A bone scan is a test used to show trouble spots on the spine. A radioactive chemical, sometimes called a "tracer", is injected into the bloodstream. The chemical quickly attaches itself to areas of the skeleton that are busy making new bone. Several hours after the injection, pictures are taken of the skeleton.
A bone scan is very useful when it is unclear exactly where the problem is in the skeleton. It offers the ability to take a picture of the entire skeleton and pinpoint any problem areas. Concentrations of the chemical "tracer" appear as dark spots on the film.

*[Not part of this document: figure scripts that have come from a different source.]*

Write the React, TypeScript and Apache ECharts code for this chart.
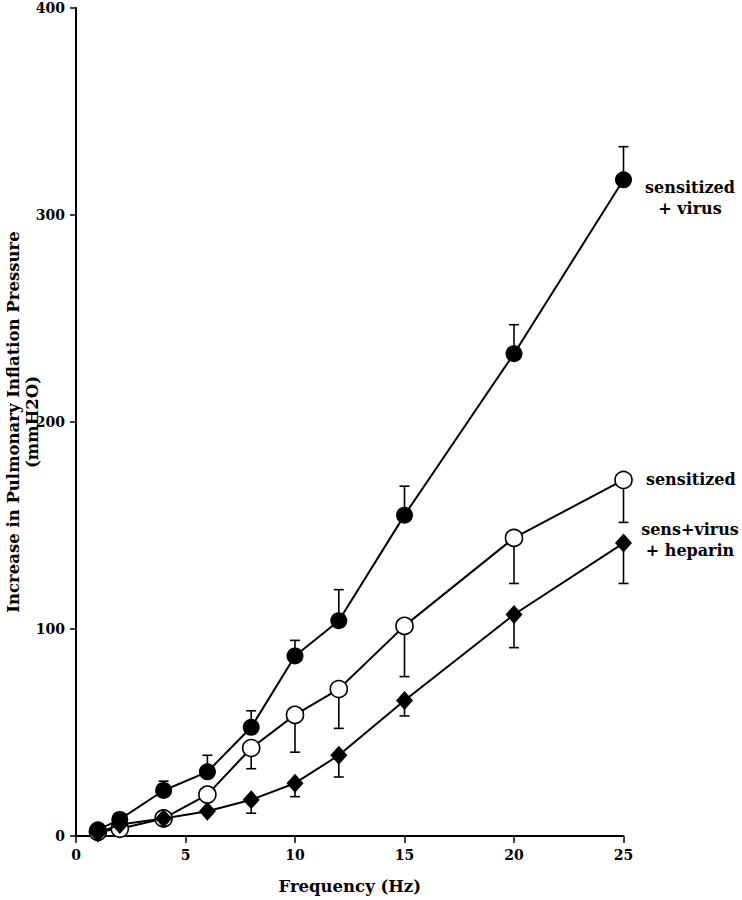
import React, { useEffect, useRef } from "react";
import * as echarts from "echarts";

const freq = [1, 2, 4, 6, 8, 10, 12, 15, 20, 25];
const sensVirus = [3, 8, 22, 31, 52.5, 87, 104, 155, 233, 317];
const sensVirusUpper = [null, null, 26.5, 39, 60.5, 94.5, 119, 169, 247, 333];
const sensitized = [2, 3.5, 8.5, 20, 42.5, 58.5, 71, 101.5, 144, 172];
const sensitizedLower = [null, null, null, null, 32.5, 40.5, 52, 77, 122, 151.5];
const heparin = [1.5, 5.5, 8.5, 12, 17.5, 25.5, 39, 65.5, 107, 141.5];
const heparinLower = [null, null, null, null, 11, 19, 28.5, 58, 91, 122];

const xTicks = [0, 5, 10, 15, 20, 25];
const yTicks = [0, 100, 200, 300, 400];

const labelSV = "sensitized\n+ virus";
const labelS = "sensitized";
const labelH = "sens+virus\n+ heparin";

const FONT = "DejaVu Serif";

function pts(vals: number[], label: string, offY: number) {
  return vals.map((v, i) => {
    const item: any = { value: [freq[i], v] };
    if (i === vals.length - 1) {
      item.label = {
        show: true,
        position: "right",
        distance: 0,
        formatter: label,
        align: "center",
        verticalAlign: "middle",
        offset: [58, offY],
        fontFamily: FONT,
        fontWeight: "bold",
        fontSize: 16,
        lineHeight: 21,
        color: "#000",
      };
    }
    return item;
  });
}

function errData(vals: number[], ends: (number | null)[]) {
  const out: number[][] = [];
  ends.forEach((e, i) => {
    if (e !== null) out.push([freq[i], vals[i], e]);
  });
  return out;
}

function errSeries(data: number[][]) {
  return {
    type: "custom",
    z: 1,
    silent: true,
    data,
    renderItem: (_params: any, api: any) => {
      const x = api.value(0);
      const y = api.value(1);
      const e = api.value(2);
      const p0 = api.coord([x, y]);
      const p1 = api.coord([x, e]);
      const style = { stroke: "#000", lineWidth: 1.6 };
      return {
        type: "group",
        children: [
          { type: "line", shape: { x1: p0[0], y1: p0[1], x2: p1[0], y2: p1[1] }, style },
          { type: "line", shape: { x1: p1[0] - 5, y1: p1[1], x2: p1[0] + 5, y2: p1[1] }, style },
        ],
      };
    },
  };
}

export default function App() {
  const ref = useRef<HTMLDivElement>(null);
  useEffect(() => {
    document.body.style.margin = "0";
    const chart = echarts.init(ref.current!, null, { renderer: "svg" });
    const axisLabel = {
      fontFamily: FONT,
      fontWeight: "bold",
      fontSize: 14,
      color: "#000",
    };
    chart.setOption({
      animation: false,
      backgroundColor: "#fff",
      grid: { left: 76, right: 118.5, top: 8, bottom: 64, containLabel: false, outerBoundsMode: "none" },
      xAxis: {
        type: "value",
        min: 0,
        max: 25,
        interval: 5,
        name: "Frequency (Hz)",
        nameLocation: "middle",
        nameGap: 42,
        nameMoveOverlap: false,
        nameTextStyle: { fontFamily: FONT, fontWeight: "bold", fontSize: 16.5, color: "#000" },
        axisLine: { show: true, onZero: false, lineStyle: { color: "#000", width: 2 } },
        axisTick: { show: true, inside: false, length: 7, lineStyle: { color: "#000", width: 1.5 } },
        axisLabel: { ...axisLabel, margin: 12, formatter: (v: number) => (xTicks.includes(v) ? String(v) : "") },
        splitLine: { show: false },
      },
      yAxis: {
        type: "value",
        min: 0,
        max: 400,
        interval: 100,
        name: "Increase in Pulmonary Inflation Pressure\n(mmH2O)",
        nameLocation: "middle",
        nameRotate: 90,
        nameGap: 34,
        nameMoveOverlap: false,
        nameTextStyle: {
          fontFamily: FONT,
          fontWeight: "bold",
          fontSize: 16.5,
          lineHeight: 19,
          color: "#000",
          align: "center",
        },
        axisLine: { show: true, onZero: false, lineStyle: { color: "#000", width: 2 } },
        axisTick: { show: true, inside: false, length: 6, lineStyle: { color: "#000", width: 1.5 } },
        axisLabel: { ...axisLabel, margin: 11, formatter: (v: number) => (yTicks.includes(v) ? String(v) : "") },
        splitLine: { show: false },
      },
      series: [
        errSeries(errData(sensVirus, sensVirusUpper)),
        errSeries(errData(sensitized, sensitizedLower)),
        errSeries(errData(heparin, heparinLower)),
        {
          type: "line",
          z: 3,
          data: pts(sensitized, labelS, 0),
          symbol: "circle",
          symbolSize: 17,
          lineStyle: { color: "#000", width: 2 },
          itemStyle: { color: "#fff", borderColor: "#000", borderWidth: 1.6 },
        },
        {
          type: "line",
          z: 4,
          data: pts(heparin, labelH, -3),
          symbol: "diamond",
          symbolSize: [17, 19],
          lineStyle: { color: "#000", width: 2 },
          itemStyle: { color: "#000", borderWidth: 0 },
        },
        {
          type: "line",
          z: 5,
          data: pts(sensVirus, labelSV, 18),
          symbol: "circle",
          symbolSize: 17,
          lineStyle: { color: "#000", width: 2 },
          itemStyle: { color: "#000", borderWidth: 0 },
        },
      ],
    });
    return () => chart.dispose();
  }, []);
  return <div ref={ref} style={{ width: 742, height: 900 }} />;
}
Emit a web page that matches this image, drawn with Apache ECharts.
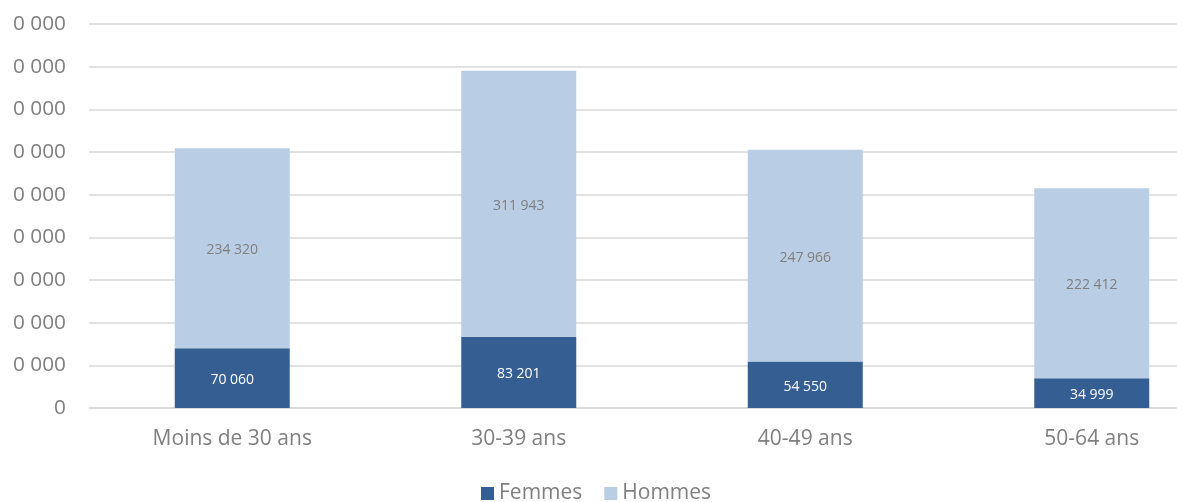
<!DOCTYPE html>
<html>
<head>
<meta charset="utf-8">
<script src="https://cdn.jsdelivr.net/npm/echarts@6/dist/echarts.min.js"></script>
<style>
html,body{margin:0;padding:0;background:#fff;}
#chart{width:1177px;height:502px;}
</style>
</head>
<body>
<div id="chart"></div>
<script>
const categories = ["Moins de 30 ans", "30-39 ans", "40-49 ans", "50-64 ans"];
const femmes = [70060, 83201, 54550, 34999];
const hommes = [234320, 311943, 247966, 222412];
const seriesNames = ["Femmes", "Hommes"];
const yMin = 0, yMax = 450000, yStep = 50000;

function fmt(v) {
  return String(v).replace(/\B(?=(\d{3})+(?!\d))/g, " ");
}

const FONT = "Open Sans";
const chart = echarts.init(document.getElementById("chart"), null, {renderer: "canvas"});
chart.setOption({
  animation: false,
  textStyle: {fontFamily: FONT},
  grid: {left: 89, top: 24, width: 1146, height: 384, containLabel: false, outerBoundsMode: "none"},
  graphic: [{
    type: "rect",
    left: 0, top: 0, z: 100,
    shape: {x: 0, y: 0, width: 12.5, height: 425},
    style: {fill: "#ffffff"},
    silent: true
  }],
  legend: {
    data: seriesNames,
    top: 478,
    left: 476,
    itemWidth: 13,
    itemHeight: 13,
    itemGap: 22,
    icon: "rect",
    textStyle: {fontFamily: FONT, fontSize: 21, color: "#7f7f7f"}
  },
  xAxis: {
    type: "category",
    data: categories,
    axisLine: {show: true, lineStyle: {color: "#d9d9d9", width: 1.5}},
    axisTick: {show: false},
    axisLabel: {fontFamily: FONT, fontSize: 21, color: "#7f7f7f", margin: 21}
  },
  yAxis: {
    type: "value",
    min: yMin,
    max: yMax,
    interval: yStep,
    axisLine: {show: false},
    axisTick: {show: false},
    splitLine: {lineStyle: {color: "#d9d9d9", width: 1.5}},
    axisLabel: {fontFamily: FONT, fontSize: 20.8, color: "#7f7f7f", margin: 23, formatter: v => fmt(v)}
  },
  series: [
    {
      name: seriesNames[0],
      type: "bar",
      stack: "total",
      data: femmes,
      barWidth: 115,
      itemStyle: {color: "#355F93"},
      label: {show: true, position: "inside", offset: [0, 2], color: "#ffffff", fontFamily: FONT, fontSize: 14, formatter: p => fmt(p.value)}
    },
    {
      name: seriesNames[1],
      type: "bar",
      stack: "total",
      data: hommes,
      barWidth: 115,
      itemStyle: {color: "#B9CDE4"},
      label: {show: true, position: "inside", offset: [0, 2], color: "#7f7f7f", fontFamily: FONT, fontSize: 14, formatter: p => fmt(p.value)}
    }
  ]
});
</script>
</body>
</html>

In an adult, dark spots usually indicate that there is a problem with the skeleton. The increased bone-making activity that the dark spots represent is the skeleton's response to the problem. For example, if there is a bone fracture, bone cells will very quickly begin to make new bone to try to repair it. That activity will appear as a dark spot on a bone scan. If a dark spot is located on the bone scan, the doctor may order additional tests to get more specific information about your condition.
An intravenous (IV) line is started in your hand or arm. The chemical tracer is then injected into your bloodstream through the IV. There is a waiting period of two to three hours, while the chemical attaches itself to any areas of bone that are undergoing rapid changes. You may be free to leave during this waiting period and come back when it is time to perform the bone scan.
When it is time to perform the bone scan, you will then be asked to lie or sit underneath a large "camera" that takes pictures of your skeleton. Since the chemical tracer is radioactive, it sends out radiation that this special camera is able to capture. The camera is similar to a "Geiger counter" in that it uses film to capture the radioactivity. The procedure takes 30-90 minutes.
The bone scan does not show details of the bones or soft tissue. It simply shows how much the bone around a specific area is reacting to the problem.
There is always the risk of an allergic reaction to anything injected into the bloodstream. An allergic reaction to the chemical tracer used in a bone scan is uncommon. The chemical is radioactive, but it disappears from the body very rapidly, usually within hours.